The world of wrestling contains plenty of athletes with a legitimate pedigree in a "real" sport, be that the many amateur wrestlers that have made their way into the squared circle, Olympians like Kurt Angle and Bad News Allen, or UFC champions such as Brock Lesnar and Ken Shamrock.
However, there is one man whose reputation outshines even that of a machine like Brock Lesnar - Haku.
Haku is a little bit different to the other men mentioned. Rather than having a distinguished amateur career, his early discipline was Sumo, where he performed adequately but didn't truly excel. He eventually moved into professional wrestling, where he never really got above mid-card status in any major wrestling organisation that made use of his services, despite feuding with some of the top stars of the era.
Regardless, the man many also know as Meng has garnered a reputation as being perhaps the toughest man to emerge from the famed pseudo-sport.

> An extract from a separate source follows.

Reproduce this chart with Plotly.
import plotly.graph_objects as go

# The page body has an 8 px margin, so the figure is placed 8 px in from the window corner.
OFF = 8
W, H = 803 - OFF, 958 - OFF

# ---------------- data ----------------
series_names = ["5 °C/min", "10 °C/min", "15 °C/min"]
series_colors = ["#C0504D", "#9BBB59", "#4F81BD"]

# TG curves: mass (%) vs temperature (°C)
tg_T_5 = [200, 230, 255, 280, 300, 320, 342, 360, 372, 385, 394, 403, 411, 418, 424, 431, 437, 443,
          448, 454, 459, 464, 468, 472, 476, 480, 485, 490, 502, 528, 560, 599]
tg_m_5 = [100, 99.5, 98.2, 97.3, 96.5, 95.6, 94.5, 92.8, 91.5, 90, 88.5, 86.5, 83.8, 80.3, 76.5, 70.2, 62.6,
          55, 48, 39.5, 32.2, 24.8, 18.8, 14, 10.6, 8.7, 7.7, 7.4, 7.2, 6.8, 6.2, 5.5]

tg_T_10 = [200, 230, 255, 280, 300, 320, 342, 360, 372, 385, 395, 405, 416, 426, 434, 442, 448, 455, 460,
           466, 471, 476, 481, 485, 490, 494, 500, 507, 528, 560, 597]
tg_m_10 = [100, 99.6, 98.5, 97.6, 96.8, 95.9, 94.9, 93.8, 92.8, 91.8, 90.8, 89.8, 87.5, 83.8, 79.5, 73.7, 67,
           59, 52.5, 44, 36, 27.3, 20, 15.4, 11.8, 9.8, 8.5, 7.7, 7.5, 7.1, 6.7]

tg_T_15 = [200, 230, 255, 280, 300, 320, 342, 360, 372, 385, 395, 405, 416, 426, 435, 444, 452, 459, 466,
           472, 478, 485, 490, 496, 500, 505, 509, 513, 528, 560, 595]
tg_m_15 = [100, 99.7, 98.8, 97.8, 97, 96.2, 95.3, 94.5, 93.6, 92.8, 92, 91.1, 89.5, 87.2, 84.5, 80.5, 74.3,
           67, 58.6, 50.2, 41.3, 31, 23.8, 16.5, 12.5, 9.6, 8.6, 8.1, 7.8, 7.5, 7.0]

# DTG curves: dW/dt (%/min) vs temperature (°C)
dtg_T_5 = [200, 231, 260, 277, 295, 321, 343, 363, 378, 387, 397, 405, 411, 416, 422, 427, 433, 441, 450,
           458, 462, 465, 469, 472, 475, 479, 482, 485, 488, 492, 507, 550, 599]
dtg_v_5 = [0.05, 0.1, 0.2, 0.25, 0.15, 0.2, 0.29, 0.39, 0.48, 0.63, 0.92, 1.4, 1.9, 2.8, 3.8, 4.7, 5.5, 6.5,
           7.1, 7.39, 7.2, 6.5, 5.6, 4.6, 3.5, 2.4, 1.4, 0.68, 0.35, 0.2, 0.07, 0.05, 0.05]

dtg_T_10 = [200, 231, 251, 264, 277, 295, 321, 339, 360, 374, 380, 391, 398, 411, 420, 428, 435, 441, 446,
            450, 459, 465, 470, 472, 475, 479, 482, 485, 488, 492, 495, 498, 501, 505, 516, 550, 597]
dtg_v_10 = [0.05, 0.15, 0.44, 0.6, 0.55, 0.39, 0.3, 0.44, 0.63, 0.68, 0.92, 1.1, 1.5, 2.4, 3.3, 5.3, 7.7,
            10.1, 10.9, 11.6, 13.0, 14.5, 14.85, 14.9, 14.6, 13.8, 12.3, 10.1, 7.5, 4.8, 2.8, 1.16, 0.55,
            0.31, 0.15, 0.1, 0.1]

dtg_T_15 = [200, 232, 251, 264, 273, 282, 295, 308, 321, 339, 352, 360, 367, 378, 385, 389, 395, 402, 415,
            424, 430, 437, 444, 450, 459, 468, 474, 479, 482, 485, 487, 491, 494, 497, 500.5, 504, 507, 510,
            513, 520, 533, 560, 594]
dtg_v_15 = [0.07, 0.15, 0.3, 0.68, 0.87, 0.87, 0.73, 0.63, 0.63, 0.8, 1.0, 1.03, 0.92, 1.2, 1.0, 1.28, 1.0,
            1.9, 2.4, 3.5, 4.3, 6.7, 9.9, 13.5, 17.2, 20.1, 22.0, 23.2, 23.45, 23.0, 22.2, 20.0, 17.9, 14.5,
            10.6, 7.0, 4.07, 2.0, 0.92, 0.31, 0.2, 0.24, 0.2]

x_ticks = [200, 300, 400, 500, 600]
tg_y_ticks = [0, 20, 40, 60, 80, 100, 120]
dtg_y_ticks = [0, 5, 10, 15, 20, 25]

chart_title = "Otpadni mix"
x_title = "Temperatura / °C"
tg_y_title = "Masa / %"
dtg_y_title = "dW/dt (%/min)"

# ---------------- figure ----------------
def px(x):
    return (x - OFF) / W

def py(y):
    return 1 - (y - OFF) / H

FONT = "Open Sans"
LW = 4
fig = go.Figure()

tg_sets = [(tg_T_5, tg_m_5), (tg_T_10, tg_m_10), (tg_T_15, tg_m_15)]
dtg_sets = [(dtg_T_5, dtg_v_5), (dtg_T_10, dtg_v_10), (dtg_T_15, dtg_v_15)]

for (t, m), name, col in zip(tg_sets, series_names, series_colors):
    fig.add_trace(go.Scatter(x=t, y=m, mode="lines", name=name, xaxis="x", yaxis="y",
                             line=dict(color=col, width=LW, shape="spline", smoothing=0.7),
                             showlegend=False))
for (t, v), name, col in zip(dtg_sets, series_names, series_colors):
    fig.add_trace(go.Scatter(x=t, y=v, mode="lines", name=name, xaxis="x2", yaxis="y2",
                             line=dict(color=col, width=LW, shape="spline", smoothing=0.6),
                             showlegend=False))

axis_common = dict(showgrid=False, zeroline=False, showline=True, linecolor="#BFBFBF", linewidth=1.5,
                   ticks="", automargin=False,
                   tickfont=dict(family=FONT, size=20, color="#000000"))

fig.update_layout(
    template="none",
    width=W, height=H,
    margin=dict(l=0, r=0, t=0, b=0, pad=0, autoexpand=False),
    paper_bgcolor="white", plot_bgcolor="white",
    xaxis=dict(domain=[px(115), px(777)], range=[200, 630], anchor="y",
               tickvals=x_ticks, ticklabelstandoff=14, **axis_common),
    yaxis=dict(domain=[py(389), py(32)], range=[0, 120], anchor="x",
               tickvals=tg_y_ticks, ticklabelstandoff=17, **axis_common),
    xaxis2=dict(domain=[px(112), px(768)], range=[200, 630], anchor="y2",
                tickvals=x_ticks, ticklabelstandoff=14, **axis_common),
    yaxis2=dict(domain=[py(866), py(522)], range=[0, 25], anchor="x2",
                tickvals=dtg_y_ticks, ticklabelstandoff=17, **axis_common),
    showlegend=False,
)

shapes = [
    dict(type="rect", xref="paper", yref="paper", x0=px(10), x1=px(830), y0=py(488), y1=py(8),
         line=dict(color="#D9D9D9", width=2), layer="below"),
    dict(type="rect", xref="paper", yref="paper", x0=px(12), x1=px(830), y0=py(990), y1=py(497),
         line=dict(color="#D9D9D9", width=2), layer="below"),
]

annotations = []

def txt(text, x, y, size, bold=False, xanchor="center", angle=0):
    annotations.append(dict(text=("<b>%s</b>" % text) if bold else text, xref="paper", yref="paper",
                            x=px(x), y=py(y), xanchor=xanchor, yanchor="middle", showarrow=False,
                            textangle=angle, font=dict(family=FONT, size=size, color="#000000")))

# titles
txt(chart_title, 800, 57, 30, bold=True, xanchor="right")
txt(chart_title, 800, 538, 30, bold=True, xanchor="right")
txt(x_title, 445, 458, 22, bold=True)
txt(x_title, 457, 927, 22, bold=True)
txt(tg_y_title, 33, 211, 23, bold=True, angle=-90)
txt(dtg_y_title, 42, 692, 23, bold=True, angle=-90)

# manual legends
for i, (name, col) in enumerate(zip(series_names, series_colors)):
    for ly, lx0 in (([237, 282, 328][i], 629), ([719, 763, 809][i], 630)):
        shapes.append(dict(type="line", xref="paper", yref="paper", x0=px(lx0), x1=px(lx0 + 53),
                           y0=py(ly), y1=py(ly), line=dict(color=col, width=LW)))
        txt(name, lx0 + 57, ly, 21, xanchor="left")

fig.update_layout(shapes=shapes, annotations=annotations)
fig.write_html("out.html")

Many of these stories are apocryphal in nature, often recounted in shoot interviews or developing as part of the mystique that surrounded the Tongan native. All of them point towards a man who was legitimately feared and respected in equal measure, more so for his adventures outside of the ring than his deeds in front of the millions of pro wrestling fans.
10. The Tank And Gun Story (Jake Roberts)
We start with a story that is less a recounting of something Haku actually did, and more of a quip that shows just how respected Haku is amongst the wrestlers that he competed with during his peak years.
The quote comes from Jake 'The Snake' Roberts, who portrayed one of the most terrifying characters of the 1980s era WWE. However, when speaking about Haku, Jake created a perfect hypothetical situation that shows just how dangerous the Tongan native is in real life during a shoot interview in 2013. In his own words:
If I had a gun and was sitting inside a tank with one shell left and Meng (Haku) is 300 yards away, he’s mine, right? Well the first thing I’m going to do is jump out of the tank and shoot myself because I don’t want to wound that son of a bitch and have him pissed off at me.
The story, though funny in nature, ably demonstrates the mythology that has come to surround Haku. After all, there has to be a reason that Jake wouldn't feel confident enough to take Haku on, even with a tank and gun to back him up.